Saturday, January 05, 2008

M 51

Some days I think of the vast amount of new knowledge that humanity has acquired in the last 60 years (even in the humanities) and I say, "In the future, if humanity survives, people will look back and ask, 'What the heck were they doing up till the Second World War?'" Other times I think that view is entirely too stingy in granting credit to pioneers of earlier eras who had brilliant insights or just did a lot of hard, systematic work, efforts in both cases that we still benefit from today.

This picture of Messier Object 51 is a good example of old and new work coming together. The bigger, more spectacular galaxy is known by its number in Charles Messier's catalog of "deep sky objects" which was compiled between the American and French Revolutions. Messier had no way of knowing that M 51 was 31,000,000 million light-years away. He was just interested in bright objects that might be confused with comets, and the catalog was meant to help other skywatchers separate permanent from temporary features of the sky. His catalog is still of use today.

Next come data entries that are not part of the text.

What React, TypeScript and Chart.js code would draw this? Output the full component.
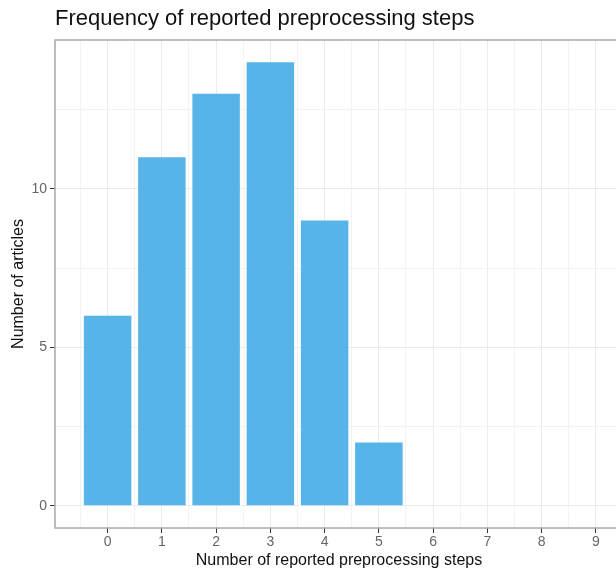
import React, { useEffect, useRef } from "react";
import { Chart, registerables } from "chart.js";

Chart.register(...registerables);

const chartTitle = "Frequency of reported preprocessing steps";
const xAxisTitle = "Number of reported preprocessing steps";
const yAxisTitle = "Number of articles";
const stepCounts = [0, 1, 2, 3, 4, 5];
const articleCounts = [6, 11, 13, 14, 9, 2];
const xTickLabels = ["0", "1", "2", "3", "4", "5", "6", "7", "8", "9"];
const yTickValues = [0, 5, 10];

const FONT = "'Liberation Sans', Arial, Helvetica, sans-serif";

const panelBorder = {
  id: "panelBorder",
  afterDatasetsDraw(chart: any) {
    const { ctx, chartArea } = chart;
    ctx.save();
    ctx.strokeStyle = "#a8a8a8";
    ctx.lineWidth = 1.5;
    ctx.strokeRect(
      chartArea.left,
      chartArea.top,
      chartArea.right - chartArea.left,
      chartArea.bottom - chartArea.top
    );
    ctx.restore();
  },
};

export default function App() {
  const canvasRef = useRef<HTMLCanvasElement | null>(null);

  useEffect(() => {
    const canvas = canvasRef.current;
    if (!canvas) return;
    Chart.defaults.font.family = FONT;

    const isMajor = (v: number) => Math.abs(v - Math.round(v)) < 1e-9;

    const chart = new Chart(canvas, {
      type: "bar",
      data: {
        datasets: [
          {
            data: stepCounts.map((s, i) => ({ x: s, y: articleCounts[i] })),
            backgroundColor: "#56B4E9",
            borderWidth: 0,
            barPercentage: 0.875,
            categoryPercentage: 2,
          },
        ],
      },
      options: {
        animation: false,
        responsive: false,
        devicePixelRatio: 1,
        layout: { padding: { left: 0, top: 0, right: 17, bottom: 0 } },
        plugins: {
          legend: { display: false },
          tooltip: { enabled: false },
          title: {
            display: true,
            text: chartTitle,
            align: "start",
            fullSize: false,
            color: "#111111",
            font: { size: 22, weight: "normal", family: FONT, lineHeight: 1.2 },
            padding: { top: 6, bottom: 7.6 },
          },
        },
        scales: {
          x: {
            type: "linear",
            min: -0.97,
            max: 9.5,
            offset: false,
            afterFit: (scale: any) => {
              scale.height = 43;
            },
            ticks: {
              stepSize: 0.5,
              includeBounds: false,
              autoSkip: false,
              maxRotation: 0,
              minRotation: 0,
              padding: 1,
              color: "#666666",
              font: { size: 14, family: FONT },
              callback: (value: any) => {
                const v = Number(value);
                if (isMajor(v) && v >= 0 && v <= 9) return xTickLabels[Math.round(v)];
                return "";
              },
            },
            grid: {
              offset: false,
              drawTicks: true,
              tickLength: 5,
              color: (ctx: any) =>
                ctx.tick && isMajor(ctx.tick.value) ? "#ebebeb" : "#f3f3f3",
              tickColor: (ctx: any) =>
                ctx.tick && isMajor(ctx.tick.value) && ctx.tick.value >= 0 && ctx.tick.value <= 9
                  ? "#333333"
                  : "rgba(0,0,0,0)",
            },
            border: { display: false },
            title: {
              display: true,
              text: xAxisTitle,
              color: "#111111",
              font: { size: 16, family: FONT, lineHeight: 1.2 },
              padding: { top: 0, bottom: 0.4 },
            },
          },
          y: {
            type: "linear",
            min: -0.7,
            max: 14.7,
            afterFit: (scale: any) => {
              scale.width = 55;
            },
            ticks: {
              stepSize: 2.5,
              includeBounds: false,
              autoSkip: false,
              padding: 3,
              color: "#666666",
              font: { size: 14, family: FONT },
              callback: (value: any) => {
                const v = Number(value);
                return yTickValues.includes(v) ? String(v) : "";
              },
            },
            grid: {
              drawTicks: true,
              tickLength: 5,
              color: (ctx: any) =>
                ctx.tick && yTickValues.includes(ctx.tick.value) ? "#ebebeb" : "#f3f3f3",
              tickColor: (ctx: any) =>
                ctx.tick && yTickValues.includes(ctx.tick.value) ? "#333333" : "rgba(0,0,0,0)",
            },
            border: { display: false },
            title: {
              display: true,
              text: yAxisTitle,
              color: "#111111",
              font: { size: 16, family: FONT, lineHeight: 1.2 },
              padding: { top: 9.4, bottom: 0 },
            },
          },
        },
      },
      plugins: [panelBorder],
    } as any);

    return () => {
      chart.destroy();
    };
  }, []);

  return (
    <div
      style={{
        position: "fixed",
        left: 0,
        top: 0,
        width: 616,
        height: 571,
        overflow: "hidden",
        background: "#ffffff",
      }}
    >
      <canvas
        ref={canvasRef}
        width={640}
        height={571}
        style={{ display: "block", width: 640, height: 571 }}
      />
    </div>
  );
}
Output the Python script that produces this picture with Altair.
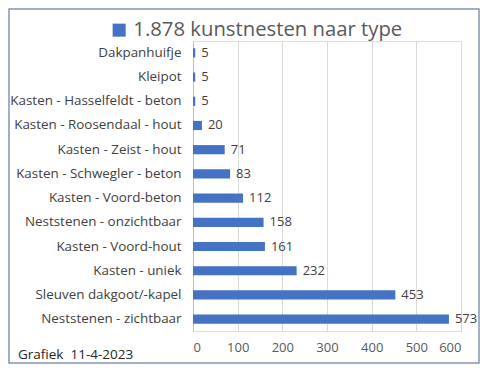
import altair as alt
import pandas as pd

categories = [
    "Dakpanhuifje", "Kleipot", "Kasten - Hasselfeldt - beton",
    "Kasten - Roosendaal - hout", "Kasten - Zeist - hout",
    "Kasten - Schwegler - beton", "Kasten - Voord-beton",
    "Neststenen - onzichtbaar", "Kasten - Voord-hout", "Kasten - uniek",
    "Sleuven dakgoot/-kapel", "Neststenen - zichtbaar",
]
values = [5, 5, 5, 20, 71, 83, 112, 158, 161, 232, 453, 573]
series_name = "1.878 kunstnesten naar type"
footer = "Grafiek \u00a011-4-2023"
x_ticks = [0, 100, 200, 300, 400, 500, 600]

df = pd.DataFrame({"type": categories, "aantal": values, "serie": series_name})

W, H = 268, 290
PL, PT, PR, PB = 185, 33, 19, 33
FONT = "Open Sans"

y_enc = alt.Y("type:N", sort=categories, title=None,
              scale=alt.Scale(paddingInner=0.62, paddingOuter=0.3),
              axis=alt.Axis(labelFontSize=13.4, labelColor="#404040", labelFont=FONT,
                            ticks=False, labelPadding=12, domainColor="#BFBFBF",
                            grid=False))
x_enc = alt.X("aantal:Q", title=None,
              scale=alt.Scale(domain=[0, 600], nice=False),
              axis=alt.Axis(values=x_ticks, labelFontSize=13, labelColor="#595959",
                            labelFont=FONT, ticks=False, domain=False,
                            labelPadding=10, gridColor="#D9D9D9", grid=True))

bars = alt.Chart(df).mark_bar(color="#4472C4").encode(
    x=x_enc, y=y_enc,
    color=alt.Color("serie:N", scale=alt.Scale(range=["#4472C4"]), title=None,
                    legend=alt.Legend(orient="none", legendX=-84, legendY=-21,
                                      symbolType="square", symbolSize=170,
                                      symbolStrokeWidth=0,
                                      labelFontSize=20.3, labelColor="#595959",
                                      labelFont=FONT, labelLimit=400)),
)

labels = alt.Chart(df).mark_text(align="left", baseline="middle", dx=6,
                                 fontSize=13, color="#404040", font=FONT).encode(
    x="aantal:Q", y=alt.Y("type:N", sort=categories), text="aantal:Q")

foot = alt.Chart(pd.DataFrame({"t": [footer]})).mark_text(
    align="left", baseline="middle", fontSize=13.5, color="#262626", font=FONT).encode(
    x=alt.value(-175), y=alt.value(H + 24), text="t:N")

frame = alt.Chart(pd.DataFrame({"t": [0]})).mark_rect(
    fill=None, stroke="#8497B0", strokeWidth=1.5).encode(
    x=alt.value(-PL + 1), x2=alt.value(W + PR - 1),
    y=alt.value(-PT + 1), y2=alt.value(H + PB - 1))

chart = alt.layer(frame, bars, labels, foot).properties(
    width=W, height=H,
    autosize=alt.AutoSizeParams(type="none"),
    padding={"left": PL, "top": PT, "right": PR, "bottom": PB},
).configure_view(stroke=None).configure(background="white")

chart.save("out.html", embed_options={"renderer": "svg", "actions": False})
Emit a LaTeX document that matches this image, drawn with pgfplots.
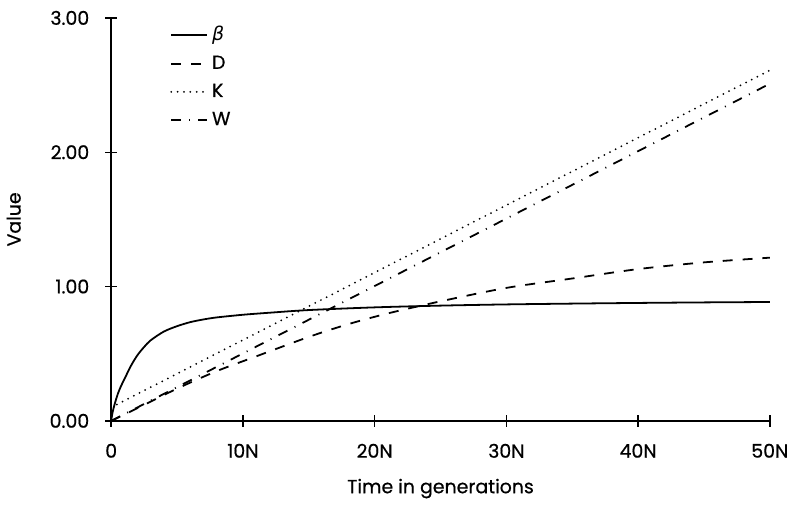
\documentclass[border=0pt]{standalone}
\usepackage{fontspec}
\setmainfont{Poppins}[FakeBold=0.6]
\newfontfamily\grk{DejaVu Sans}
\usepackage{pgfplots}
\pgfplotsset{compat=1.18}

\begin{document}
\begin{tikzpicture}
\begin{axis}[
    scale only axis,
    width=331pt, height=202.5pt,
    xmin=0, xmax=50, ymin=0, ymax=3,
    axis lines=left,
    axis line style={-, line width=0.7pt},
    tick align=center,
    major tick length=6pt,
    tick style={line width=0.7pt, black},
    xtick={0,10,20,30,40,50},
    xticklabels={0,10N,20N,30N,40N,50N},
    ytick={0,1,2,3},
    yticklabel={\pgfmathprintnumber[fixed,fixed zerofill,precision=2]{\tick}},
    /pgf/number format/assume math mode=true,
    ticklabel style={font=\fontsize{9.5}{11}\selectfont},
    xticklabel style={yshift=-5pt},
    yticklabel style={xshift=-4.5pt},
    xlabel={Time in generations},
    ylabel={Value},
    label style={font=\fontsize{9.5}{11}\selectfont},
    xlabel style={at={(axis description cs:0.5,-0.168)}, anchor=center},
    ylabel style={at={(axis description cs:-0.148,0.5)}, anchor=center},
    legend style={draw=none, fill=none, at={(0.08,1.0)}, anchor=north west,
        font=\fontsize{9.5}{11}\selectfont, row sep=2pt},
    legend cell align=left,
    legend image code/.code={\draw[#1] (0pt,0pt) -- (18pt,0pt);},
    clip=false,
]
\addplot[black, line width=0.9pt, smooth] coordinates {
  (0,0) (0.1,0.06) (0.25,0.12) (0.5,0.2) (0.75,0.26) (1,0.31) (1.5,0.41)
  (2,0.49) (2.5,0.55) (3,0.6) (4,0.665) (5,0.705) (6,0.735) (7,0.755)
  (8,0.77) (10,0.79) (12,0.805) (15,0.825) (20,0.845) (25,0.858)
  (30,0.867) (35,0.873) (40,0.878) (45,0.882) (50,0.885)
};
\addlegendentry{{\grk\itshape β}}
\addplot[black, line width=0.9pt, smooth, dash pattern=on 5pt off 5pt] coordinates {
  (0,0) (2,0.095) (5,0.24) (8,0.37) (11,0.48) (15,0.625) (18,0.72)
  (21,0.80) (25,0.89) (30,0.99) (35,1.06) (40,1.13) (45,1.18) (50,1.215)
};
\addlegendentry{D}
\addplot[black, line width=1pt, line cap=round, dash pattern=on 0pt off 3.2pt] coordinates {
  (0,0.1) (50,2.61)
};
\addlegendentry{K}
\addplot[black, line width=0.9pt, dash pattern=on 5pt off 4pt on 0.5pt off 4pt] coordinates {
  (0,0) (50,2.51)
};
\addlegendentry{W}
\path (rel axis cs:0,1) ++(0pt,9pt) coordinate (topspace);
\end{axis}
\end{tikzpicture}
\end{document}
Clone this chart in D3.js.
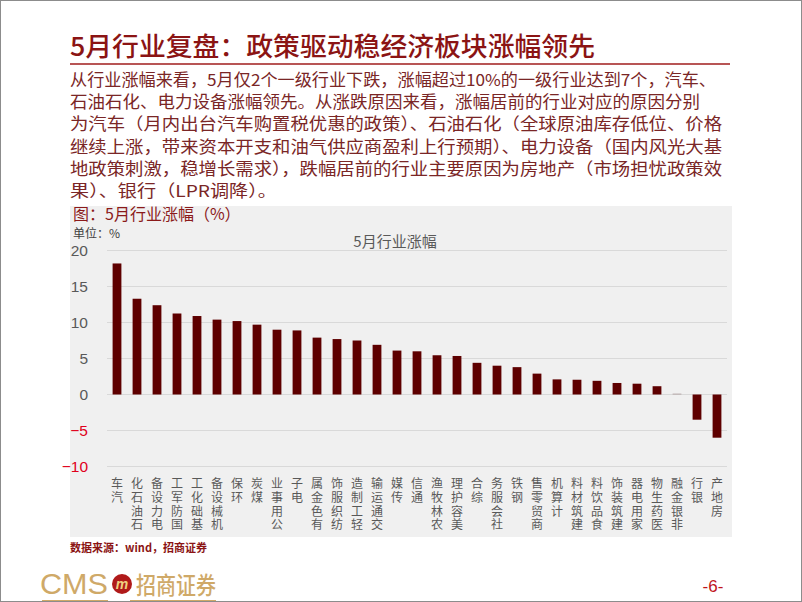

The picture of course is the result of one of the proudest accomplishments of modern technology, the Hubble project. And I guess the fact that we can -- even with backyard telescopes -- see better than Charles Messier (and his assistant Pierre Mechain) but still use his numbers, illustrates that some of the most impressive and constructive examples of human collaboration stretches across the centuries.

1 comment:

  1. We are wealthier now and have a larger population to acquire such knowledge. I think it has also snowballed to some extent, though I am just throwing ideas out there!